Lamar follows with more revelations and accusations, this time claiming Drake and his label, OVO Sound, are involved in sex trafficking. He even compares Drake to Harvey Weinstein, the former film producer and convicted sex offender. This was it. This was everything Lamar had been alluding to in his previous songs, and it was uncomfortable to hear. The sheer power and viciousness of “Meet the Grahams” and the timing, adding to the belief that Kendrick had access to people in Drake’s camp, overshadowed Drake’s release.
And it felt like the definitive victory for Lamar.
The adrenaline from Friday — rap’s biggest luminaries trading diss records in real time — was exhilarating. It was one of the most exciting nights in rap. But we’ll be left with some tough realities when that rush wears off. The allegations the two men levied at each other — domestic violence, sex trafficking, general mistreatment of women — are severe. And it’s even more troubling to address when each man’s feigned concern for women falls apart under interrogation. Drake raps like he’s appalled by Lamar allegedly beating women in the same song he shouts-out rapper Chris Brown and after years of defending Tory Lanez, who shot Megan Thee Stallion. Lamar can talk about his concern for women, but that falls flat when he used his last album as a way to platform Kodak Black, who had been accused of raping a high school girl before pleading guilty to a lesser charge of first-degree assault and battery in 2021.
Neither man has any moral high ground when it comes to this issue. They just sound like they’re parading out Black women’s trauma to one-up each other in a hypermasculine rap feud. And it will only serve to have rabid fans digging up dirt on the women who get name-checked in each song while also looking up clues to identify an unnamed 11-year-old girl who may or may not exist.
This is how rap feuds go, of course, with women as props for male rappers to insult one another. And it’s a trope that’s as tiresome as it is unnecessary, childish and harmful for no reason. Shakur did it to Faith Evans when he dissed Biggie. Jay-Z did it to Carmen Bryan when he went at Nas. And Pusha T did it to Sophie Brussaux when he dissed Drake. Rappers sling mud, reveal dark secrets, and go for the proverbial death blow, with women being both the nuclear bomb and the collateral damage.
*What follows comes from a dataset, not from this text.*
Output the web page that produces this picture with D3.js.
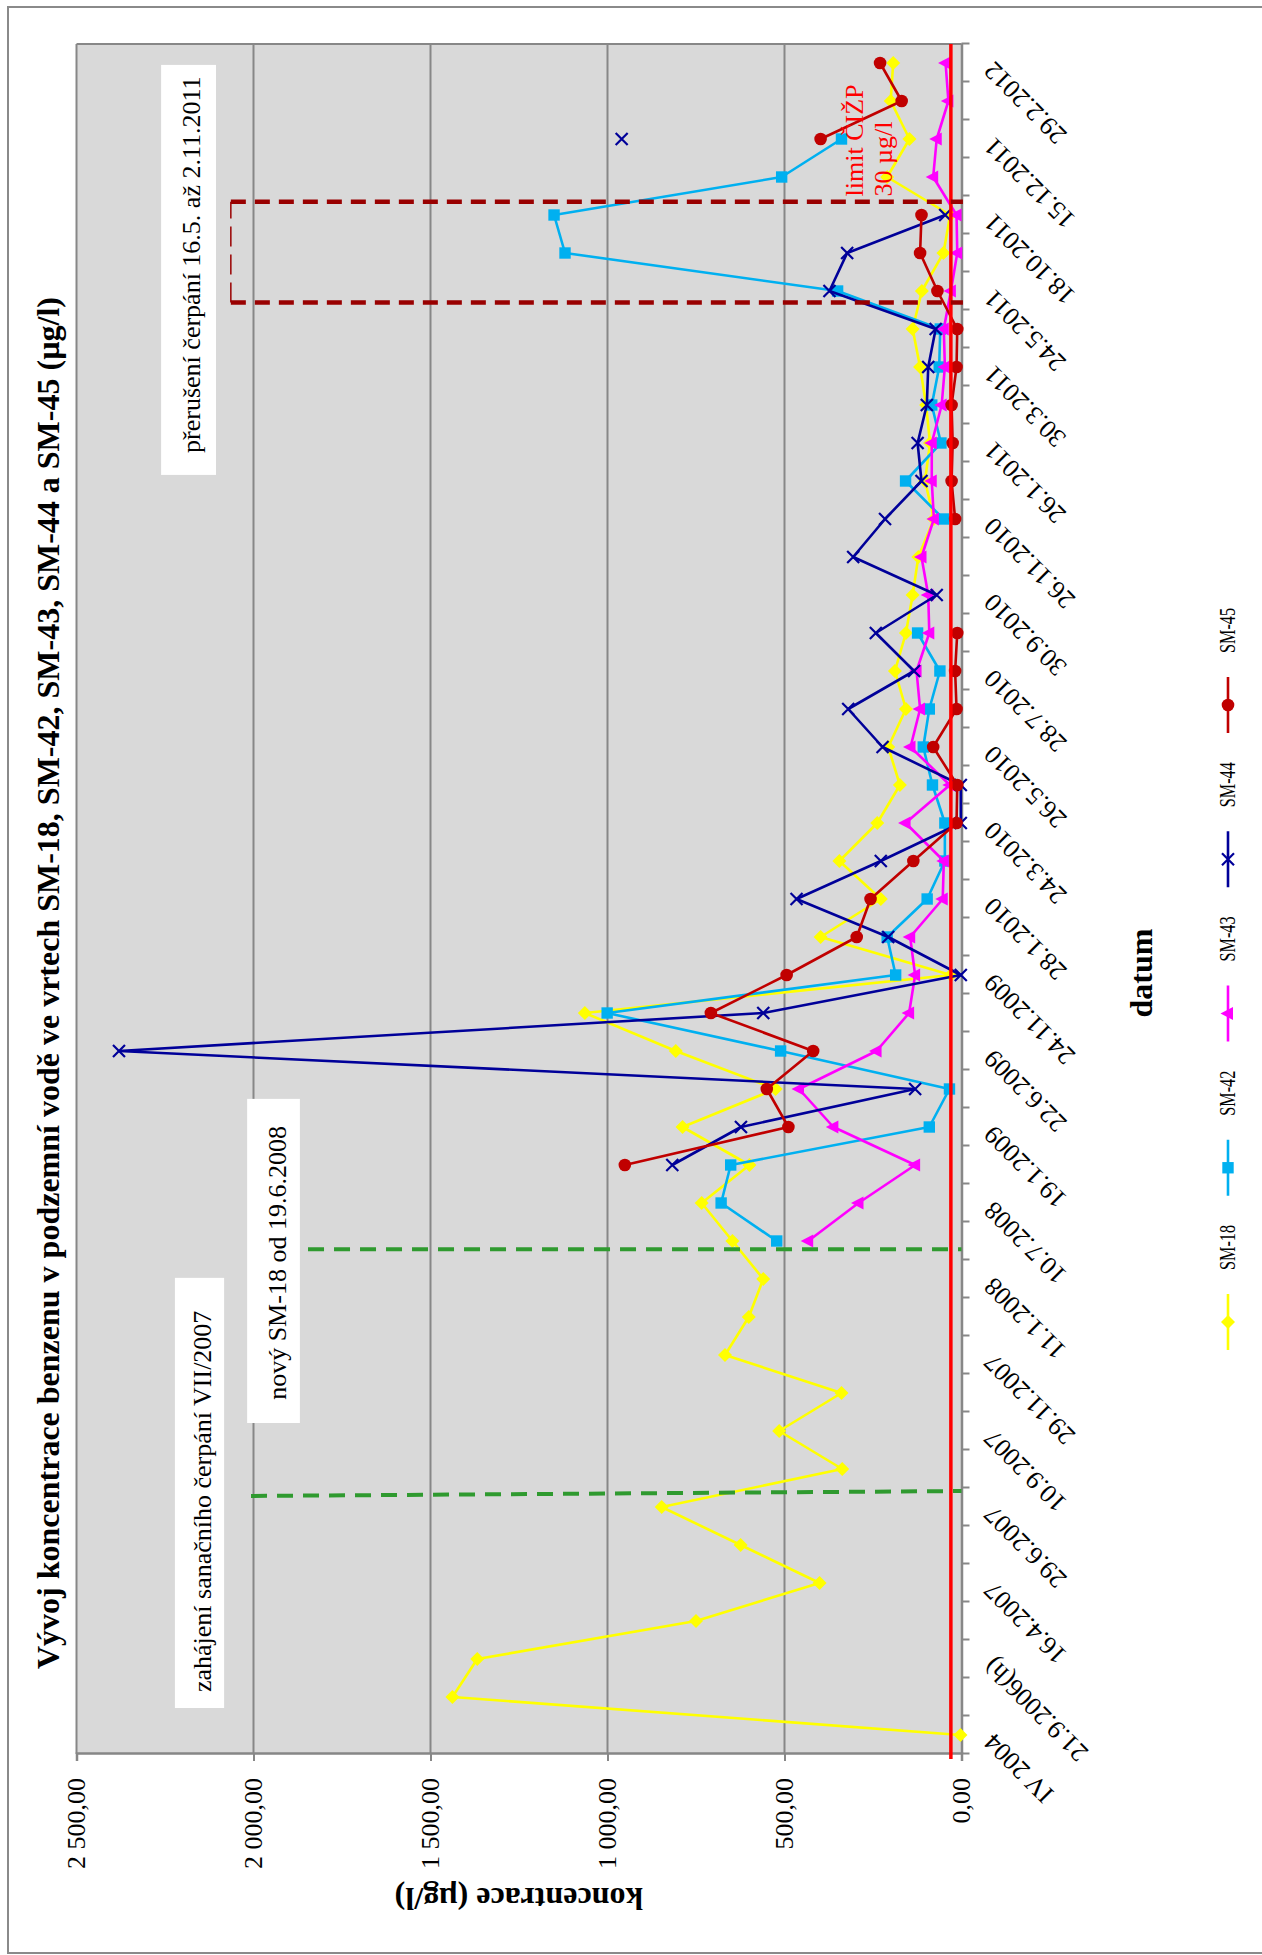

If this is the final stage of this feud, then we’ve seen enough. It’s over, and it’s time to call it anyway. Lamar out-rapped and out-executed Drake from beginning to end — that’s hard to debate. But we’ve also veered so far away from what we came here for — a battle of lyrics and wit — that there’s no point in continuing.
We’ve had our heavyweight fight. We’ve had a night we won’t forget. If Drake and Lamar want to return to show who can rap better, let’s do it. But we may have strayed too far into something else, something too personal entirely, and it doesn’t feel like the next moves will be fun.